Unlike the Python and Node.js bindings, Go goes through the C ABI — cgo is Go's FFI shape, so leveraging the existing sqlrite-ffi shim is natural and free. The driver implements every major database/sql/driver interface (Driver, Conn, Stmt, Rows, Tx, plus the context-aware variants), so every standard library construct works: QueryRow, Prepare, transactions via db.Begin(), *sql.Stmt.ExecContext, etc.

Full API tour: sdk/go/README.md; runnable walkthrough: examples/go/hello.go.

WASM (Phase 5g) ✅

sdk/wasm/wasm-bindgen compiles the Rust engine directly to wasm32-unknown-unknown.
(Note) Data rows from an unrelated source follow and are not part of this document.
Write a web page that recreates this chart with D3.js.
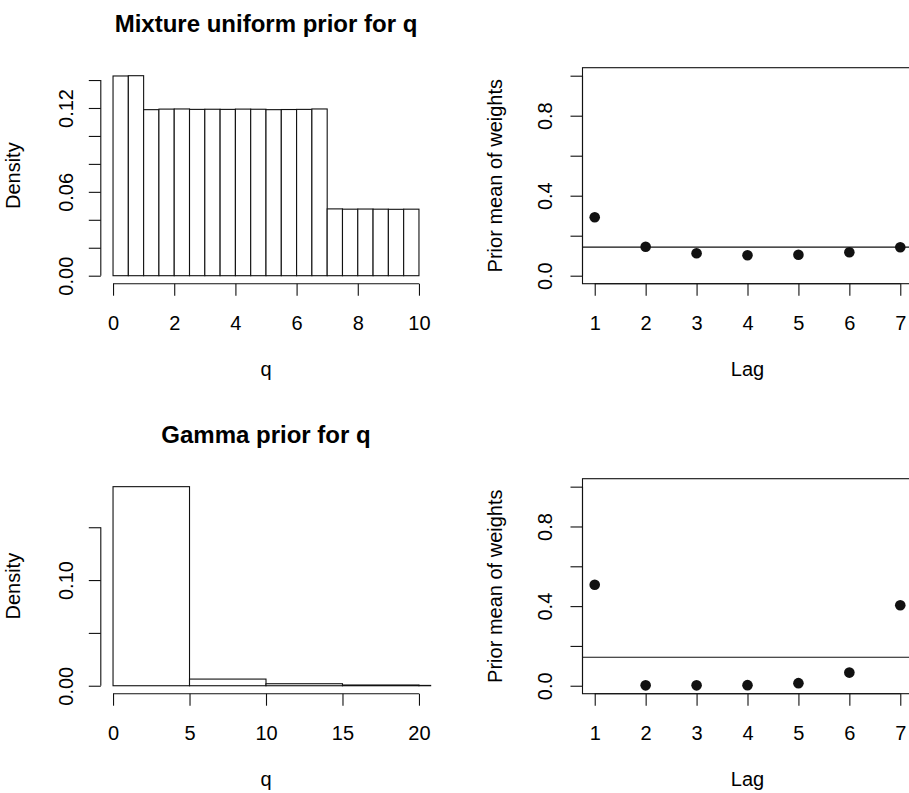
<!DOCTYPE html>
<html>
<head>
<meta charset="utf-8">
<script src="https://cdn.jsdelivr.net/npm/d3@7"></script>
<style>
  body { margin: 0; background: #fff; }
  svg { display: block; font-family: "Liberation Sans", Arial, Helvetica, sans-serif; }
  .axis text { font-size: 20px; fill: #000; }
  .axis line, .axis .rline { stroke: #111; stroke-width: 1.1; }
</style>
</head>
<body>
<svg id="chart" width="909" height="793"></svg>
<script>
// histogram of the mixture uniform prior (breaks and densities)
var mixBreaks = [0, 0.5, 1, 1.5, 2, 2.5, 3, 3.5, 4, 4.5, 5, 5.5, 6, 6.5, 7, 7.5, 8, 8.5, 9, 9.5, 10];
var mixDensity = [0.1429, 0.1431, 0.1188, 0.1192, 0.1193, 0.1190, 0.1191, 0.1190, 0.1192, 0.1191,
                  0.1188, 0.1189, 0.1190, 0.1193, 0.0478, 0.0476, 0.0477, 0.0476, 0.0475, 0.0476];
var mixXTicks = [0, 2, 4, 6, 8, 10];
var mixYTicks = [0, 0.02, 0.04, 0.06, 0.08, 0.10, 0.12, 0.14];
var mixYLabels = [0, 0.06, 0.12];

// histogram of the gamma prior
var gammaBreaks = [0, 5, 10, 15, 20, 25];
var gammaDensity = [0.1884, 0.0063, 0.0019, 0.0007, 0.0003];
var gammaXTicks = [0, 5, 10, 15, 20];
var gammaYTicks = [0, 0.05, 0.10, 0.15];
var gammaYLabels = [0, 0.10];

// prior mean of weights by lag
var lags = [1, 2, 3, 4, 5, 6, 7];
var mixWeights = [0.292, 0.145, 0.112, 0.102, 0.105, 0.117, 0.142];
var gammaWeights = [0.507, 0.002, 0.002, 0.003, 0.013, 0.066, 0.404];
var refLine = 1 / 7;
var weightTicks = [0, 0.2, 0.4, 0.6, 0.8, 1.0];
var weightLabels = [0, 0.4, 0.8];

var svg = d3.select("#chart");

var cols = [{x0: 100.8, x1: 431.2, lab: 27.5}, {x0: 582.5, x1: 912.5, lab: 30.5}];
var rows = [{y0: 67.7, y1: 283.7}, {y0: 478.7, y1: 693.7}];

// R style: extend range 4% on each side
function rPad(lo, hi) {
  var p = (hi - lo) * 0.04;
  return [lo - p, hi + p];
}

function drawAxes(g, col, x, y, xTicks, yTicks, yLabels, fmtY, box) {
  var c = x.range(), r = y.range();

  var xa = g.append("g")
      .attr("class", "axis")
      .attr("transform", "translate(0," + r[0] + ")")
      .call(d3.axisBottom(x).tickValues(xTicks).tickSize(12).tickPadding(20).tickFormat(d3.format("d")));
  xa.select(".domain").remove();
  xa.append("line").attr("class", "rline")
      .attr("x1", x(xTicks[0])).attr("x2", x(xTicks[xTicks.length - 1]));

  var ya = g.append("g")
      .attr("class", "axis")
      .attr("transform", "translate(" + c[0] + ",0)")
      .call(d3.axisLeft(y).tickValues(yTicks).tickSize(12)
        .tickFormat(function(d) { return yLabels.indexOf(d) >= 0 ? fmtY(d) : ""; }));
  ya.select(".domain").remove();
  ya.append("line").attr("class", "rline")
      .attr("y1", y(yTicks[0])).attr("y2", y(yTicks[yTicks.length - 1]));
  ya.selectAll(".tick text")
      .attr("transform", "rotate(-90)")
      .attr("x", 0).attr("y", -col.lab).attr("dy", 0)
      .style("text-anchor", "middle");

  if (box) {
    g.append("rect")
      .attr("x", c[0]).attr("y", r[1])
      .attr("width", c[1] - c[0]).attr("height", r[0] - r[1])
      .attr("fill", "none").attr("stroke", "#111").attr("stroke-width", 1.1);
  }
}

function labels(g, col, row, title, xlab, ylab) {
  var cx = (col.x0 + col.x1) / 2;
  if (title) {
    g.append("text")
        .attr("x", cx).attr("y", row.y0 - 36)
        .style("text-anchor", "middle").style("font-size", "24px").style("font-weight", "bold")
        .text(title);
  }
  g.append("text")
      .attr("x", cx).attr("y", row.y1 + 92)
      .style("text-anchor", "middle").style("font-size", "20px")
      .text(xlab);
  var cy = (row.y0 + row.y1) / 2;
  g.append("text")
      .attr("transform", "translate(" + (col.x0 - 81) + "," + cy + ") rotate(-90)")
      .style("text-anchor", "middle").style("font-size", "20px")
      .text(ylab);
}

function histPanel(id, col, row, breaks, dens, xlim, xTicks, yTicks, yLabels, title) {
  var g = svg.append("g");
  var x = d3.scaleLinear().domain(rPad(xlim[0], xlim[1])).range([col.x0, col.x1]);
  var y = d3.scaleLinear().domain(rPad(0, d3.max(dens))).range([row.y1, row.y0]);

  g.append("clipPath").attr("id", id)
    .append("rect")
      .attr("x", col.x0).attr("y", row.y0)
      .attr("width", col.x1 - col.x0).attr("height", row.y1 - row.y0);

  g.append("g").attr("clip-path", "url(#" + id + ")")
    .selectAll("rect")
    .data(dens)
    .enter().append("rect")
      .attr("x", function(d, i) { return x(breaks[i]); })
      .attr("y", function(d) { return y(d); })
      .attr("width", function(d, i) { return x(breaks[i + 1]) - x(breaks[i]); })
      .attr("height", function(d) { return y(0) - y(d); })
      .attr("fill", "#fff")
      .attr("stroke", "#111")
      .attr("stroke-width", 1.1);

  drawAxes(g, col, x, y, xTicks, yTicks, yLabels, d3.format(".2f"), false);
  labels(g, col, row, title, "q", "Density");
}

function weightPanel(col, row, weights) {
  var g = svg.append("g");
  var x = d3.scaleLinear().domain(rPad(1, 7)).range([col.x0, col.x1]);
  var y = d3.scaleLinear().domain(rPad(0, 1)).range([row.y1, row.y0]);

  // abline(h = 1/7)
  g.append("line")
      .attr("x1", col.x0).attr("x2", col.x1)
      .attr("y1", y(refLine)).attr("y2", y(refLine))
      .attr("stroke", "#111").attr("stroke-width", 1.1);

  g.selectAll("circle")
    .data(weights)
    .enter().append("circle")
      .attr("cx", function(d, i) { return x(lags[i]); })
      .attr("cy", function(d) { return y(d); })
      .attr("r", 5.3)
      .attr("fill", "#111");

  drawAxes(g, col, x, y, lags, weightTicks, weightLabels, d3.format(".1f"), true);
  labels(g, col, row, null, "Lag", "Prior mean of weights");
}

histPanel("clipMix", cols[0], rows[0], mixBreaks, mixDensity, [0, 10], mixXTicks, mixYTicks, mixYLabels,
  "Mixture uniform prior for q");
histPanel("clipGam", cols[0], rows[1], gammaBreaks, gammaDensity, [0, 20], gammaXTicks, gammaYTicks, gammaYLabels,
  "Gamma prior for q");
weightPanel(cols[1], rows[0], mixWeights);
weightPanel(cols[1], rows[1], gammaWeights);
</script>
</body>
</html>
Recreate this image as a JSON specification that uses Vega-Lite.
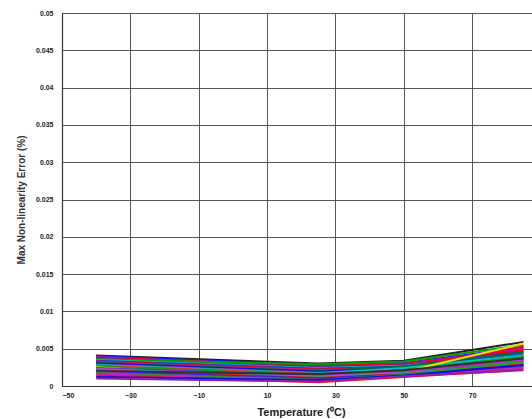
{
  "$schema": "https://vega.github.io/schema/vega-lite/v6.json",
  "autosize": {"type": "none"},
  "padding": {"left": 62, "top": 13, "right": 0, "bottom": 33},
  "width": 470,
  "height": 373,
  "background": "white",
  "config": {
    "view": {"stroke": null},
    "font": "Liberation Sans"
  },
  "data": {
    "values": [
      {"s": "s01", "t": -40, "v": 0.0041}, {"s": "s01", "t": 25, "v": 0.0030}, {"s": "s01", "t": 50, "v": 0.0034}, {"s": "s01", "t": 85, "v": 0.0059},
      {"s": "s02", "t": -40, "v": 0.0040}, {"s": "s02", "t": 25, "v": 0.0028}, {"s": "s02", "t": 50, "v": 0.0031}, {"s": "s02", "t": 85, "v": 0.0052},
      {"s": "s03", "t": -40, "v": 0.0039}, {"s": "s03", "t": 25, "v": 0.0026}, {"s": "s03", "t": 50, "v": 0.0030}, {"s": "s03", "t": 85, "v": 0.0050},
      {"s": "s04", "t": -40, "v": 0.0038}, {"s": "s04", "t": 25, "v": 0.0027}, {"s": "s04", "t": 50, "v": 0.0029}, {"s": "s04", "t": 85, "v": 0.0048},
      {"s": "s05", "t": -40, "v": 0.0037}, {"s": "s05", "t": 25, "v": 0.0025}, {"s": "s05", "t": 50, "v": 0.0028}, {"s": "s05", "t": 85, "v": 0.0046},
      {"s": "s06", "t": -40, "v": 0.0036}, {"s": "s06", "t": 25, "v": 0.0029}, {"s": "s06", "t": 50, "v": 0.0033}, {"s": "s06", "t": 85, "v": 0.0055},
      {"s": "s07", "t": -40, "v": 0.0035}, {"s": "s07", "t": 25, "v": 0.0024}, {"s": "s07", "t": 50, "v": 0.0027}, {"s": "s07", "t": 85, "v": 0.0044},
      {"s": "s08", "t": -40, "v": 0.0034}, {"s": "s08", "t": 25, "v": 0.0023}, {"s": "s08", "t": 50, "v": 0.0026}, {"s": "s08", "t": 85, "v": 0.0042},
      {"s": "s09", "t": -40, "v": 0.0033}, {"s": "s09", "t": 25, "v": 0.0022}, {"s": "s09", "t": 50, "v": 0.0025}, {"s": "s09", "t": 85, "v": 0.0053},
      {"s": "s10", "t": -40, "v": 0.0032}, {"s": "s10", "t": 25, "v": 0.0021}, {"s": "s10", "t": 50, "v": 0.0024}, {"s": "s10", "t": 85, "v": 0.0040},
      {"s": "s11", "t": -40, "v": 0.0031}, {"s": "s11", "t": 25, "v": 0.0020}, {"s": "s11", "t": 50, "v": 0.0026}, {"s": "s11", "t": 85, "v": 0.0045},
      {"s": "s12", "t": -40, "v": 0.0030}, {"s": "s12", "t": 25, "v": 0.0019}, {"s": "s12", "t": 50, "v": 0.0023}, {"s": "s12", "t": 85, "v": 0.0038},
      {"s": "s13", "t": -40, "v": 0.0029}, {"s": "s13", "t": 25, "v": 0.0018}, {"s": "s13", "t": 50, "v": 0.0022}, {"s": "s13", "t": 85, "v": 0.0036},
      {"s": "s14", "t": -40, "v": 0.0028}, {"s": "s14", "t": 25, "v": 0.0017}, {"s": "s14", "t": 50, "v": 0.0024}, {"s": "s14", "t": 85, "v": 0.0041},
      {"s": "s15", "t": -40, "v": 0.0027}, {"s": "s15", "t": 25, "v": 0.0016}, {"s": "s15", "t": 50, "v": 0.0020}, {"s": "s15", "t": 85, "v": 0.0034},
      {"s": "s16", "t": -40, "v": 0.0026}, {"s": "s16", "t": 25, "v": 0.0015}, {"s": "s16", "t": 50, "v": 0.0021}, {"s": "s16", "t": 85, "v": 0.0039},
      {"s": "s17", "t": -40, "v": 0.0025}, {"s": "s17", "t": 25, "v": 0.0007}, {"s": "s17", "t": 50, "v": 0.0019}, {"s": "s17", "t": 85, "v": 0.0057},
      {"s": "s18", "t": -40, "v": 0.0024}, {"s": "s18", "t": 25, "v": 0.0014}, {"s": "s18", "t": 50, "v": 0.0018}, {"s": "s18", "t": 85, "v": 0.0032},
      {"s": "s19", "t": -40, "v": 0.0023}, {"s": "s19", "t": 25, "v": 0.0013}, {"s": "s19", "t": 50, "v": 0.0019}, {"s": "s19", "t": 85, "v": 0.0035},
      {"s": "s20", "t": -40, "v": 0.0022}, {"s": "s20", "t": 25, "v": 0.0012}, {"s": "s20", "t": 50, "v": 0.0017}, {"s": "s20", "t": 85, "v": 0.0030},
      {"s": "s21", "t": -40, "v": 0.0021}, {"s": "s21", "t": 25, "v": 0.0011}, {"s": "s21", "t": 50, "v": 0.0016}, {"s": "s21", "t": 85, "v": 0.0029},
      {"s": "s22", "t": -40, "v": 0.0020}, {"s": "s22", "t": 25, "v": 0.0016}, {"s": "s22", "t": 50, "v": 0.0021}, {"s": "s22", "t": 85, "v": 0.0037},
      {"s": "s23", "t": -40, "v": 0.0019}, {"s": "s23", "t": 25, "v": 0.0010}, {"s": "s23", "t": 50, "v": 0.0015}, {"s": "s23", "t": 85, "v": 0.0027},
      {"s": "s24", "t": -40, "v": 0.0018}, {"s": "s24", "t": 25, "v": 0.0009}, {"s": "s24", "t": 50, "v": 0.0014}, {"s": "s24", "t": 85, "v": 0.0026},
      {"s": "s25", "t": -40, "v": 0.0017}, {"s": "s25", "t": 25, "v": 0.0008}, {"s": "s25", "t": 50, "v": 0.0015}, {"s": "s25", "t": 85, "v": 0.0033},
      {"s": "s26", "t": -40, "v": 0.0016}, {"s": "s26", "t": 25, "v": 0.0006}, {"s": "s26", "t": 50, "v": 0.0013}, {"s": "s26", "t": 85, "v": 0.0024},
      {"s": "s27", "t": -40, "v": 0.0014}, {"s": "s27", "t": 25, "v": 0.0005}, {"s": "s27", "t": 50, "v": 0.0012}, {"s": "s27", "t": 85, "v": 0.0022},
      {"s": "s28", "t": -40, "v": 0.0012}, {"s": "s28", "t": 25, "v": 0.0008}, {"s": "s28", "t": 50, "v": 0.0014}, {"s": "s28", "t": 85, "v": 0.0028},
      {"s": "s29", "t": -40, "v": 0.0010}, {"s": "s29", "t": 25, "v": 0.0006}, {"s": "s29", "t": 50, "v": 0.0013}, {"s": "s29", "t": 85, "v": 0.0021}
    ]
  },
  "mark": {"type": "line", "strokeWidth": 2, "clip": true},
  "encoding": {
    "x": {
      "field": "t",
      "type": "quantitative",
      "scale": {"domain": [-50, 87.5], "nice": false, "zero": false},
      "axis": {
        "values": [-50, -30, -10, 10, 30, 50, 70],
        "title": "Temperature (⁰C)",
        "titleFontSize": 11,
        "titleFontWeight": "bold",
        "titleColor": "#222",
        "titleX": 239,
        "titlePadding": 8,
        "labelFontSize": 7,
        "labelFontWeight": "bold",
        "labelColor": "#222",
        "labelPadding": 5,
        "ticks": false,
        "domainColor": "#333",
        "domainWidth": 1.2,
        "gridColor": "#444",
        "gridWidth": 0.9,
        "gridOpacity": 1
      }
    },
    "y": {
      "field": "v",
      "type": "quantitative",
      "scale": {"domain": [0, 0.05], "nice": false},
      "axis": {
        "values": [0, 0.005, 0.01, 0.015, 0.02, 0.025, 0.03, 0.035, 0.04, 0.045, 0.05],
        "format": "~g",
        "title": "Max Non-linearity Error (%)",
        "titleFontSize": 10,
        "titleFontWeight": "bold",
        "titleColor": "#333",
        "titlePadding": 9,
        "labelFontSize": 7,
        "labelFontWeight": "bold",
        "labelColor": "#222",
        "labelPadding": 9,
        "ticks": false,
        "domainColor": "#333",
        "domainWidth": 1.2,
        "gridColor": "#444",
        "gridWidth": 0.9,
        "gridOpacity": 1
      }
    },
    "color": {
      "field": "s",
      "type": "nominal",
      "legend": null,
      "scale": {
        "domain": ["s01","s02","s03","s04","s05","s06","s07","s08","s09","s10","s11","s12","s13","s14","s15","s16","s17","s18","s19","s20","s21","s22","s23","s24","s25","s26","s27","s28","s29"],
        "range": ["#202020","#1a1aff","#cc00cc","#ff0000","#6a1a9a","#00a000","#00bfbf","#2233cc","#e01010","#b020b0","#006a3a","#0000ff","#7e2f8e","#00c0c0","#ff2020","#10a010","#e8e000","#3040c0","#c030c0","#20b0b0","#e02020","#303030","#2020ee","#8030a0","#20a020","#c020c0","#ff1010","#1010dd","#9020b0"]
      }
    }
  }
}
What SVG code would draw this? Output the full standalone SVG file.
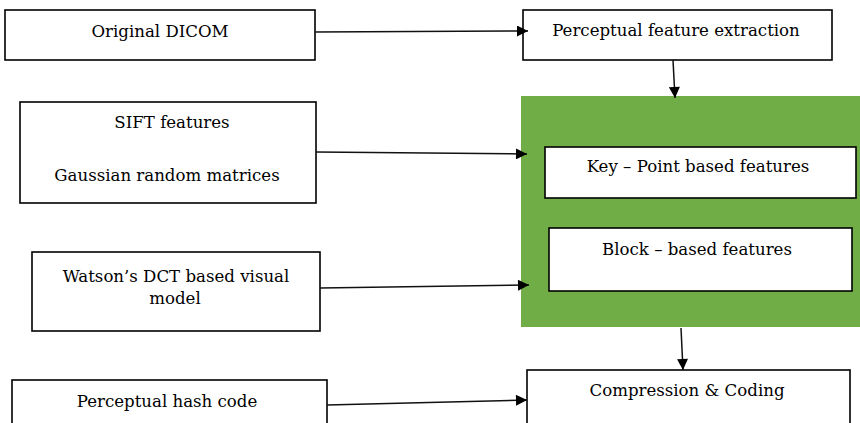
<svg xmlns="http://www.w3.org/2000/svg" width="860" height="423" viewBox="0 0 860 423">
  <defs>
    <marker id="arrow" viewBox="0 0 10 10" refX="10" refY="5" markerWidth="12" markerHeight="11" markerUnits="userSpaceOnUse" orient="auto">
      <path d="M0,0 L10,5 L0,10 Z" fill="#000"/>
    </marker>
  </defs>
  <style>
    .box { fill: #fff; stroke: #000; stroke-width: 1.6; }
    .group { fill: #70AD47; stroke: none; }
    .label { font-family: 'DejaVu Serif', serif; font-size: 16.6px; fill: #000; text-anchor: middle; }
    .edge { stroke: #111; stroke-width: 1.5; fill: none; marker-end: url(#arrow); }
  </style>
  <rect width="860" height="423" fill="#fff"/>

  <g id="original-dicom">
    <rect class="box" x="5" y="10" width="310" height="50"/>
    <text class="label" x="160" y="37">Original DICOM</text>
  </g>

  <g id="feature-extraction">
    <rect class="box" x="523" y="10" width="309" height="50"/>
    <text class="label" x="676" y="36">Perceptual feature extraction</text>
  </g>

  <g id="sift">
    <rect class="box" x="20" y="102" width="296" height="101"/>
    <text class="label" x="172" y="128">SIFT features</text>
    <text class="label" x="167" y="181">Gaussian random matrices</text>
  </g>

  <g id="watson">
    <rect class="box" x="32" y="252" width="288" height="79"/>
    <text class="label" x="176" y="282">Watson’s DCT based visual</text>
    <text class="label" x="175" y="304">model</text>
  </g>

  <g id="hash-code">
    <rect class="box" x="12" y="380" width="315" height="50"/>
    <text class="label" x="167" y="407">Perceptual hash code</text>
  </g>

  <g id="features">
    <rect class="group" x="521" y="96" width="339" height="231"/>
    <g id="keypoint-features">
      <rect class="box" x="545" y="147" width="311" height="51"/>
      <text class="label" x="698" y="172">Key – Point based features</text>
    </g>
    <g id="block-features">
      <rect class="box" x="549" y="228" width="303" height="63"/>
      <text class="label" x="697" y="255">Block – based features</text>
    </g>
  </g>

  <g id="compression">
    <rect class="box" x="527" y="370" width="323" height="60"/>
    <text class="label" x="687" y="396">Compression &amp; Coding</text>
  </g>

  <g id="connectors">
    <line class="edge" x1="315" y1="32" x2="528" y2="31"/>
    <line class="edge" x1="673" y1="60" x2="675" y2="98"/>
    <line class="edge" x1="316" y1="152" x2="527" y2="154"/>
    <line class="edge" x1="320" y1="288" x2="529" y2="285"/>
    <line class="edge" x1="681" y1="328" x2="683" y2="370"/>
    <line class="edge" x1="327" y1="405" x2="527" y2="400"/>
  </g>
</svg>
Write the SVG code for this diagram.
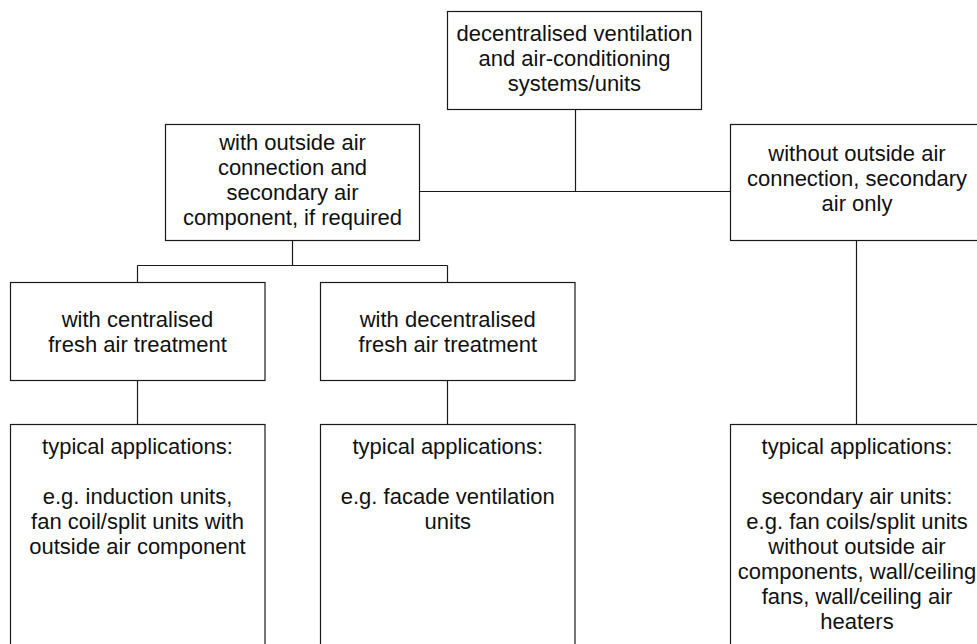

The whole database runs in a browser tab:

import init, { Database } from '@joaoh82/sqlrite-wasm';
await init();

const db = new Database();
db.exec("CREATE TABLE users (id INTEGER PRIMARY KEY, name TEXT)");
db.exec("INSERT INTO users (name) VALUES ('alice')");
const rows = db.query("SELECT id, name FROM users");
// → [{ id: 1, name: 'alice' }]

In-memory only in the MVP — file-backed mode needs OS file locks and a -wal sidecar that don't exist in a tab's sandbox. OPFS-backed persistence is a natural follow-up.

Build locally via wasm-pack build --target web --release (or bundler / nodejs). Phase 6h publishes @joaoh82/sqlrite-wasm (bundler target) to npm via wasm-pack build + npm publish (OIDC trusted publisher) on every release.

The root engine crate is feature-gated (cli for rustyline/clap/env_logger; file-locks for fs2) so default-features = false strips out everything that wouldn't compile on wasm32-unknown-unknown.

Full API tour: sdk/wasm/README.md; runnable browser demo: examples/wasm/ (cd examples/wasm && make spins up a local SQL console).


A fix in the Rust engine propagates through one wrapper update per language rather than four separate binding rewrites.

Distribution (Phase 6)

Phase 6 lands GitHub Actions CI + release automation:

  • crates.iosqlrite-engine crate (published under a different name from the sqlrite lib target because the short name was already taken; users cargo add sqlrite-engine but still write use sqlrite::…)
  • PyPIsqlrite wheels (manylinux x86_64/aarch64, macOS universal, Windows x86_64)
  • npm@joaoh82/sqlrite (Node) + @joaoh82/sqlrite-wasm (browser) packages
  • Go modulessdk/go/v* git tags
  • GitHub Releases — Tauri desktop builds + C FFI prebuilt libraries

A single git tag v0.2.0 && git push --tags turns into the full cross-platform, cross-language release.